§ **Given instruction**:
Return the data exactly, with all pictures removed.

§ **Dataset section**:
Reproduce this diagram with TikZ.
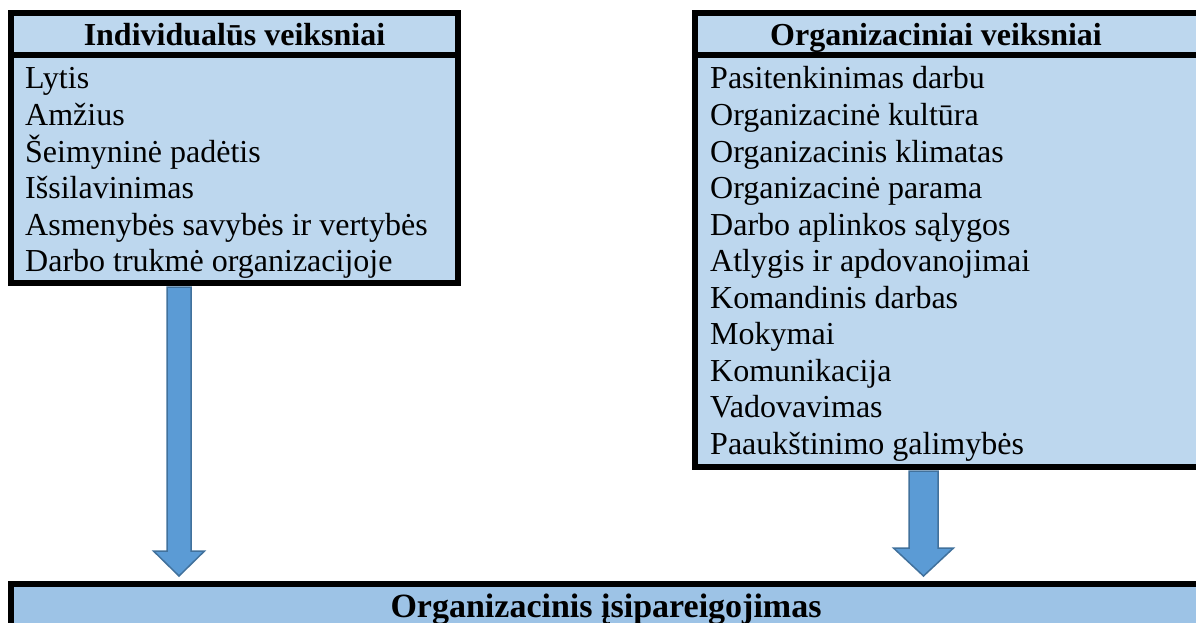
\documentclass[tikz,border=0pt]{standalone}
\usepackage{fontspec}
\setmainfont{Liberation Serif}
\usetikzlibrary{calc}
\definecolor{factorblue}{HTML}{BDD7EE}
\definecolor{resultblue}{HTML}{9DC3E6}
\definecolor{arrowblue}{HTML}{5B9BD5}
\definecolor{arrowedge}{HTML}{41719C}
\tikzset{
    factor-box/.style = {draw=black, fill=factorblue, line width=6pt, rectangle, inner sep=0pt},
    result-box/.style = {draw=black, fill=resultblue, line width=6pt, rectangle, inner sep=0pt},
    factor-title/.style = {anchor=base, inner sep=0pt, font=\bfseries\fontsize{32}{36}\selectfont},
    factor-item/.style = {anchor=base west, inner sep=0pt, font=\fontsize{32}{36}\selectfont},
    result-title/.style = {anchor=base, inner sep=0pt, font=\bfseries\fontsize{34}{40}\selectfont},
    title-rule/.style = {draw=black, line width=6pt},
    fat-arrow/.style = {fill=arrowblue, draw=arrowedge, line width=1.5pt, line join=miter},
}

\begin{document}
\begin{tikzpicture}[x=1pt, y=-1pt]
\useasboundingbox (0,0) rectangle (1196,623);
\clip (0,0) rectangle (1196,623);

% the three boxes
\node [factor-box, minimum width=447pt, minimum height=270pt] (indiv) at (234.5,148) {};
\node [factor-box, minimum width=515pt, minimum height=454pt] (org) at (952.5,240) {};
\node [result-box, minimum width=1190pt, minimum height=76pt] (commit) at (606,622) {};

% header rows
\draw [title-rule] ($(indiv.north west)+(0,45)$) -- ($(indiv.north east)+(0,45)$);
\draw [title-rule] ($(org.north west)+(0,45)$) -- ($(org.north east)+(0,45)$);
\node [factor-title] (indiv-title) at (234.5,46) {Individualūs veiksniai};
\node [factor-title] (org-title) at (936,46) {Organizaciniai veiksniai};

% lists
\foreach \name [count=\i] in {Lytis, Amžius, Šeimyninė padėtis, Išsilavinimas,
    Asmenybės savybės ir vertybės, Darbo trukmė organizacijoje}
    \node [factor-item] (indiv-\i) at (25,{89+36.5*(\i-1)}) {\name};
\foreach \name [count=\i] in {Pasitenkinimas darbu, Organizacinė kultūra,
    Organizacinis klimatas, Organizacinė parama, Darbo aplinkos sąlygos,
    Atlygis ir apdovanojimai, Komandinis darbas, Mokymai, Komunikacija,
    Vadovavimas, Paaukštinimo galimybės}
    \node [factor-item] (org-\i) at (710,{89+36.5*(\i-1)}) {\name};

\node [result-title] (commit-title) at (606,617) {Organizacinis įsipareigojimas};

% arrows
\coordinate (indiv-out) at (179,0 |- indiv.south);
\coordinate (indiv-in) at ($(179,0 |- commit.north)+(0,-5)$);
\coordinate (org-out) at (923.5,0 |- org.south);
\coordinate (org-in) at ($(923.5,0 |- commit.north)+(0,-5)$);

\draw [fat-arrow] ($(indiv-out)+(-12,1)$) -- ($(indiv-in)+(-12,-25)$)
    -- ($(indiv-in)+(-25.5,-25)$) -- (indiv-in) -- ($(indiv-in)+(25.5,-25)$)
    -- ($(indiv-in)+(12,-25)$) -- ($(indiv-out)+(12,1)$) -- cycle;
\draw [fat-arrow] ($(org-out)+(-14.5,1)$) -- ($(org-in)+(-14.5,-28)$)
    -- ($(org-in)+(-30,-28)$) -- (org-in) -- ($(org-in)+(30,-28)$)
    -- ($(org-in)+(14.5,-28)$) -- ($(org-out)+(14.5,1)$) -- cycle;
\end{tikzpicture}
\end{document}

§ **Exercise output**:
Reproduce this diagram with TikZ.
\documentclass[tikz,border=0pt]{standalone}
\usepackage{fontspec}
\setmainfont{Liberation Serif}
\usetikzlibrary{calc}
\definecolor{factorblue}{HTML}{BDD7EE}
\definecolor{resultblue}{HTML}{9DC3E6}
\definecolor{arrowblue}{HTML}{5B9BD5}
\definecolor{arrowedge}{HTML}{41719C}
\tikzset{
    factor-box/.style = {draw=black, fill=factorblue, line width=6pt, rectangle, inner sep=0pt},
    result-box/.style = {draw=black, fill=resultblue, line width=6pt, rectangle, inner sep=0pt},
    factor-title/.style = {anchor=base, inner sep=0pt, font=\bfseries\fontsize{32}{36}\selectfont},
    factor-item/.style = {anchor=base west, inner sep=0pt, font=\fontsize{32}{36}\selectfont},
    result-title/.style = {anchor=base, inner sep=0pt, font=\bfseries\fontsize{34}{40}\selectfont},
    title-rule/.style = {draw=black, line width=6pt},
    fat-arrow/.style = {fill=arrowblue, draw=arrowedge, line width=1.5pt, line join=miter},
}

\begin{document}
\begin{tikzpicture}[x=1pt, y=-1pt]
\useasboundingbox (0,0) rectangle (1196,623);
\clip (0,0) rectangle (1196,623);

% the three boxes
\node [factor-box, minimum width=447pt, minimum height=270pt] (indiv) at (234.5,148) {};
\node [factor-box, minimum width=515pt, minimum height=454pt] (org) at (952.5,240) {};
\node [result-box, minimum width=1190pt, minimum height=76pt] (commit) at (606,622) {};

% header rows
\draw [title-rule] ($(indiv.north west)+(0,45)$) -- ($(indiv.north east)+(0,45)$);
\draw [title-rule] ($(org.north west)+(0,45)$) -- ($(org.north east)+(0,45)$);
\node [factor-title] (indiv-title) at (234.5,46) {Individualūs veiksniai};
\node [factor-title] (org-title) at (936,46) {Organizaciniai veiksniai};

% lists
\foreach \name [count=\i] in {Lytis, Amžius, Šeimyninė padėtis, Išsilavinimas,
    Asmenybės savybės ir vertybės, Darbo trukmė organizacijoje}
    \node [factor-item] (indiv-\i) at (25,{89+36.5*(\i-1)}) {\name};
\foreach \name [count=\i] in {Pasitenkinimas darbu, Organizacinė kultūra,
    Organizacinis klimatas, Organizacinė parama, Darbo aplinkos sąlygos,
    Atlygis ir apdovanojimai, Komandinis darbas, Mokymai, Komunikacija,
    Vadovavimas, Paaukštinimo galimybės}
    \node [factor-item] (org-\i) at (710,{89+36.5*(\i-1)}) {\name};

\node [result-title] (commit-title) at (606,617) {Organizacinis įsipareigojimas};

% arrows
\coordinate (indiv-out) at (179,0 |- indiv.south);
\coordinate (indiv-in) at ($(179,0 |- commit.north)+(0,-5)$);
\coordinate (org-out) at (923.5,0 |- org.south);
\coordinate (org-in) at ($(923.5,0 |- commit.north)+(0,-5)$);

\draw [fat-arrow] ($(indiv-out)+(-12,1)$) -- ($(indiv-in)+(-12,-25)$)
    -- ($(indiv-in)+(-25.5,-25)$) -- (indiv-in) -- ($(indiv-in)+(25.5,-25)$)
    -- ($(indiv-in)+(12,-25)$) -- ($(indiv-out)+(12,1)$) -- cycle;
\draw [fat-arrow] ($(org-out)+(-14.5,1)$) -- ($(org-in)+(-14.5,-28)$)
    -- ($(org-in)+(-30,-28)$) -- (org-in) -- ($(org-in)+(30,-28)$)
    -- ($(org-in)+(14.5,-28)$) -- ($(org-out)+(14.5,1)$) -- cycle;
\end{tikzpicture}
\end{document}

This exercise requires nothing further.